Personal information
- Born: 31 August 1967 (age 58) Auckland, New Zealand
- Height: 1.88 m (6 ft 2 in)
- Weight: 120 kg (260 lb)

Sport
- Country: New Zealand
- Sport: Weightlifting

Medal record
Commonwealth Games
| Gold medal – first place | 2002 Manchester | 105+kg Clean&Jerk |
| Gold medal – first place | 2002 Manchester | 105+ kg Total |
| Silver medal – second place | 2002 Manchester | 105+ kg Snatch |
| Bronze medal – third place | 1998 Kuala Lumpur | 105+ kg Snatch |
| Bronze medal – third place | 1998 Kuala Lumpur | 105+ kg Total |

= Nigel Avery =

New Zealand weightlifter (born 1967)

Nigel Seton Avery (born 31 August 1967 in Auckland, New Zealand) is a New Zealand former weightlifter.

==Personal life==
Avery was born on 31 August 1967 in Auckland, New Zealand. His father is Graeme Avery. He is married to former athlete Shelley Avery and they have three daughters.
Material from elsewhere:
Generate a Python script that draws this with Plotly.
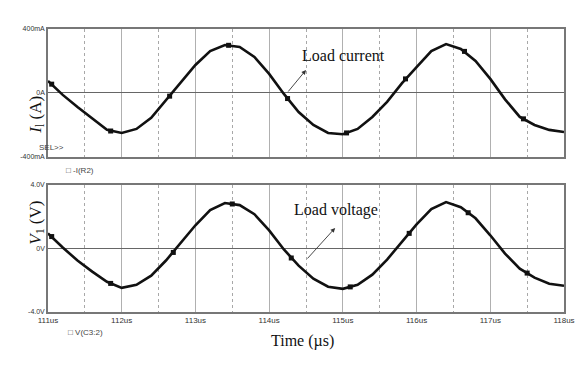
import plotly.graph_objects as go
from plotly.subplots import make_subplots

time_us = [111.0, 111.2, 111.4, 111.6, 111.8, 112.0, 112.2, 112.4, 112.6, 112.8,
           113.0, 113.2, 113.4, 113.6, 113.8, 114.0, 114.2, 114.4, 114.6, 114.8,
           115.0, 115.2, 115.4, 115.6, 115.8, 116.0, 116.2, 116.4, 116.6, 116.8,
           117.0, 117.2, 117.4, 117.6, 117.8, 118.0]
current_mA = [75, -12, -88, -162, -231, -250, -225, -156, -44, 62,
              175, 262, 300, 288, 225, 119, -6, -119, -200, -250,
              -258, -225, -150, -56, 60, 162, 262, 306, 275, 200,
              88, -40, -150, -200, -231, -244]
voltage_V = [0.95, 0.06, -0.76, -1.46, -2.10, -2.48, -2.29, -1.71, -0.76, 0.32,
             1.46, 2.41, 2.86, 2.73, 2.16, 1.14, -0.06, -1.08, -1.90, -2.41,
             -2.54, -2.29, -1.65, -0.70, 0.38, 1.52, 2.48, 2.92, 2.60, 1.90,
             0.83, -0.32, -1.27, -1.84, -2.22, -2.35]

marker_t_i = [111.05, 111.85, 112.65, 113.45, 114.25, 115.05, 115.85, 116.65, 117.45]
marker_i = [55, -238, -20, 298, -35, -250, 88, 260, -162]
marker_t_v = [111.05, 111.85, 112.7, 113.5, 114.3, 115.1, 115.9, 116.7, 117.5]
marker_v = [0.75, -2.2, -0.25, 2.8, -0.6, -2.42, 0.95, 2.25, -1.55]

x_tickvals = [111, 112, 113, 114, 115, 116, 117, 118]
x_ticktext = ["111us", "112us", "113us", "114us", "115us", "116us", "117us", "118us"]
i_tickvals = [-400, 0, 400]
i_ticktext = ["-400mA", "0A", "400mA"]
v_tickvals = [-4, 0, 4]
v_ticktext = ["-4.0V", "0V", "4.0V"]

fig = make_subplots(rows=2, cols=1, shared_xaxes=False, vertical_spacing=0.1)

line = dict(color="#111111", width=2.6)
fig.add_trace(go.Scatter(x=time_us, y=current_mA, mode="lines", line=line, showlegend=False), 1, 1)
fig.add_trace(go.Scatter(x=marker_t_i, y=marker_i, mode="markers",
                         marker=dict(symbol="square", size=5, color="#111111"), showlegend=False), 1, 1)
fig.add_trace(go.Scatter(x=time_us, y=voltage_V, mode="lines", line=line, showlegend=False), 2, 1)
fig.add_trace(go.Scatter(x=marker_t_v, y=marker_v, mode="markers",
                         marker=dict(symbol="square", size=5, color="#111111"), showlegend=False), 2, 1)

tickf = dict(family="Liberation Sans Narrow, Arial Narrow, Liberation Sans", size=8, color="#333")
xcommon = dict(range=[111, 118], tickvals=x_tickvals, showgrid=True, gridcolor="#b0b0b0", gridwidth=1,
               minor=dict(dtick=0.5, tick0=111, showgrid=True, gridcolor="#a8a8a8", griddash="dot", gridwidth=1),
               showline=True, linecolor="#777777", linewidth=1.6, mirror=True, zeroline=False,
               ticks="", tickfont=tickf)
fig.update_xaxes(**xcommon, showticklabels=False, row=1, col=1)
fig.update_xaxes(**xcommon, ticktext=x_ticktext, showticklabels=True, row=2, col=1)

ycommon = dict(showgrid=False, zeroline=True, zerolinecolor="#666666", zerolinewidth=1.4,
               showline=True, linecolor="#777777", linewidth=1.6, mirror=True, ticks="",
               tickfont=dict(tickf, size=7))
fig.update_yaxes(**ycommon, range=[-400, 400], tickvals=i_tickvals, ticktext=i_ticktext,
                 domain=[0.548, 1.0], row=1, col=1)
fig.update_yaxes(**ycommon, range=[-4, 4], tickvals=v_tickvals, ticktext=v_ticktext,
                 domain=[0.0, 0.449], row=2, col=1)

serif = "Liberation Serif, Times New Roman, serif"
small = dict(family="Liberation Sans Narrow, Arial Narrow, Liberation Sans", size=8, color="#444")

# page has an 8px body margin; size the figure so the plot area lands at page px 43..575, 29..312
OFF = 8
W, H = 587 - OFF, 365 - OFF
PL, PT, PR, PB = 43, 29, 575, 312
L, T = PL - OFF, PT - OFF
pw, ph = PR - PL, PB - PT
R = W - L - pw
B = H - T - ph

def px(xp, yp):
    return (xp - PL) / pw, (PB - yp) / ph

texts = [
    ("Load current", 348, 45, dict(family=serif, size=16, color="#111"), 0),
    ("Load voltage", 340, 210, dict(family=serif, size=16, color="#111"), 0),
    ("Time (µs)", 305, 352, dict(family=serif, size=16, color="#111"), 0),
    ("<i>I</i><sub>l</sub> (A)", 18, 94, dict(family=serif, size=17, color="#111"), -90),
    ("<i>V</i><sub>1</sub> (V)", 18, 247, dict(family=serif, size=17, color="#111"), -90),
    ("SEL&gt;&gt;", 32, 147, small, 0),
    ("□ -I(R2)", 60, 170, small, 0),
    ("□ V(C3:2)", 62, 339, small, 0),
]
for t, xp, yp, f, ang in texts:
    x, y = px(xp, yp)
    fig.add_annotation(text=t, x=x, y=y, xref="paper", yref="paper", showarrow=False,
                       font=f, textangle=ang)

for (x0, y0, x1, y1) in [(290, 93, 309, 70), (310, 260, 339, 228)]:
    hx, hy = px(x1, y1)
    fig.add_annotation(x=hx, y=hy, ax=x0 - x1, ay=y0 - y1, xref="paper", yref="paper",
                       axref="pixel", ayref="pixel",
                       showarrow=True, arrowhead=2, arrowsize=1, arrowwidth=0.9, arrowcolor="#333", text="")

fig.update_layout(width=W, height=H, margin=dict(l=L, r=R, t=T, b=B),
                  paper_bgcolor="white", plot_bgcolor="white")

fig.write_html("out.html")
Avery has appeared on the TV One programme Downsize Me! to show the effect of a high-fat diet on a very fit person.

==Sporting career==
At the 1998 Commonwealth Games in Kuala Lumpur, he won a bronze medal in the 105+ kg snatch and the 105+ kg combined total.

He went to the 2002 Commonwealth Games in Manchester where he 2 gold medals in the 105+ kg clean and jerk and 105+ kg combined total, and gained a silver medal in the 105+ kg snatch. He was the Closing Ceremony flag bearer for New Zealand.

He competed at the 2000 Olympic Games in Sydney placing 17th in the 105+ kg men.

From 1991 to 1996, he was a member of the New Zealand bobsleigh team.

Avery was the chef de mission for the New Zealand Olympic team at the 2024 Summer Olympics in Paris.